- What this task involves:
All of the material below is to be restated word for word, apart from the pictures.
^^^^^^^^
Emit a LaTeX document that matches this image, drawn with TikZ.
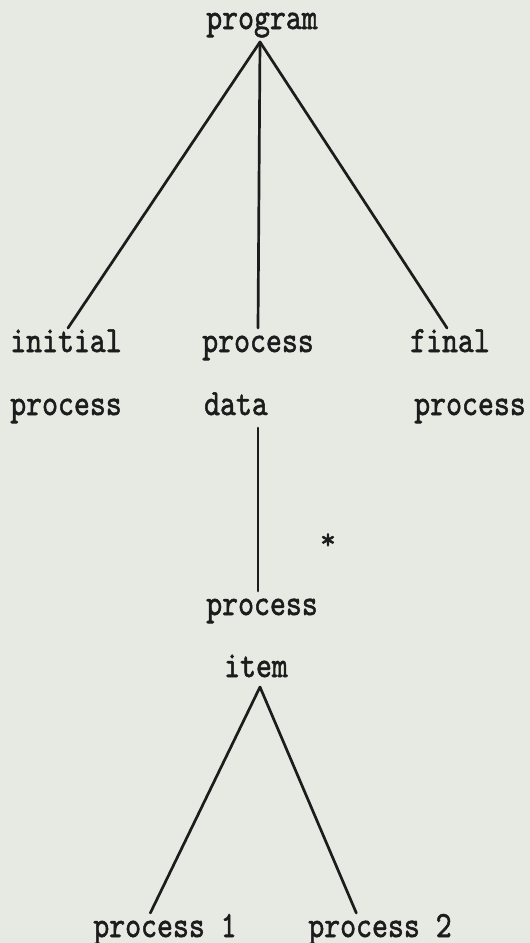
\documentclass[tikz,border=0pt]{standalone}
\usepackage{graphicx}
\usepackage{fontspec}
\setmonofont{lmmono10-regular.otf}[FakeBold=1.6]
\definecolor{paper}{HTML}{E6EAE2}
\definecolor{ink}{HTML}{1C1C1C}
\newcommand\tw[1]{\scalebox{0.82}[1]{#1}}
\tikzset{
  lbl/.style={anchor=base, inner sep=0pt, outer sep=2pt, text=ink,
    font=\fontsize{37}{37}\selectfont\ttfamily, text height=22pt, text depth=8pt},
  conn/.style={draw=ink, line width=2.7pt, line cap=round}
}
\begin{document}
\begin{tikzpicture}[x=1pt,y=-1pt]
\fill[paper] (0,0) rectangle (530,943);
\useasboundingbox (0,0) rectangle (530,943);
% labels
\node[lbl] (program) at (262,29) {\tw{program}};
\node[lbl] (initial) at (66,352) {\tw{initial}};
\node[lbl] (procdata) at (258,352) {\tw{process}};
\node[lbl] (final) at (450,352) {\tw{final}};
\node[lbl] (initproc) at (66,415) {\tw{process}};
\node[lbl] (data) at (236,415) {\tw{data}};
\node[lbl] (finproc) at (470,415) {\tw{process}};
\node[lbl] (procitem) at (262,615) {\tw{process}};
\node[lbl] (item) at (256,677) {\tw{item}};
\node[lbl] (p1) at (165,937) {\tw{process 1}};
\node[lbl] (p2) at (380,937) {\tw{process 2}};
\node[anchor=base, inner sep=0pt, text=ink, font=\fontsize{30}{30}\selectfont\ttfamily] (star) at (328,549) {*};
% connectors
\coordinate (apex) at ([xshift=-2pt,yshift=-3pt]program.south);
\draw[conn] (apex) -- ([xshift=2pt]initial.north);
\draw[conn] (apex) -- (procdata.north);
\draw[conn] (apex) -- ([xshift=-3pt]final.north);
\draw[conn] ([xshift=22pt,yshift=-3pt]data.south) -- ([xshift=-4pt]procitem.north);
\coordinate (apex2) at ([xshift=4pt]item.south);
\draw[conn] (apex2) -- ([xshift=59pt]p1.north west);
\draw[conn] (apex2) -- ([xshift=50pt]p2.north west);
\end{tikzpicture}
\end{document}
^^^^^^^^
- Exercise solution:
Emit a LaTeX document that matches this image, drawn with TikZ.
\documentclass[tikz,border=0pt]{standalone}
\usepackage{graphicx}
\usepackage{fontspec}
\setmonofont{lmmono10-regular.otf}[FakeBold=1.6]
\definecolor{paper}{HTML}{E6EAE2}
\definecolor{ink}{HTML}{1C1C1C}
\newcommand\tw[1]{\scalebox{0.82}[1]{#1}}
\tikzset{
  lbl/.style={anchor=base, inner sep=0pt, outer sep=2pt, text=ink,
    font=\fontsize{37}{37}\selectfont\ttfamily, text height=22pt, text depth=8pt},
  conn/.style={draw=ink, line width=2.7pt, line cap=round}
}
\begin{document}
\begin{tikzpicture}[x=1pt,y=-1pt]
\fill[paper] (0,0) rectangle (530,943);
\useasboundingbox (0,0) rectangle (530,943);
% labels
\node[lbl] (program) at (262,29) {\tw{program}};
\node[lbl] (initial) at (66,352) {\tw{initial}};
\node[lbl] (procdata) at (258,352) {\tw{process}};
\node[lbl] (final) at (450,352) {\tw{final}};
\node[lbl] (initproc) at (66,415) {\tw{process}};
\node[lbl] (data) at (236,415) {\tw{data}};
\node[lbl] (finproc) at (470,415) {\tw{process}};
\node[lbl] (procitem) at (262,615) {\tw{process}};
\node[lbl] (item) at (256,677) {\tw{item}};
\node[lbl] (p1) at (165,937) {\tw{process 1}};
\node[lbl] (p2) at (380,937) {\tw{process 2}};
\node[anchor=base, inner sep=0pt, text=ink, font=\fontsize{30}{30}\selectfont\ttfamily] (star) at (328,549) {*};
% connectors
\coordinate (apex) at ([xshift=-2pt,yshift=-3pt]program.south);
\draw[conn] (apex) -- ([xshift=2pt]initial.north);
\draw[conn] (apex) -- (procdata.north);
\draw[conn] (apex) -- ([xshift=-3pt]final.north);
\draw[conn] ([xshift=22pt,yshift=-3pt]data.south) -- ([xshift=-4pt]procitem.north);
\coordinate (apex2) at ([xshift=4pt]item.south);
\draw[conn] (apex2) -- ([xshift=59pt]p1.north west);
\draw[conn] (apex2) -- ([xshift=50pt]p2.north west);
\end{tikzpicture}
\end{document}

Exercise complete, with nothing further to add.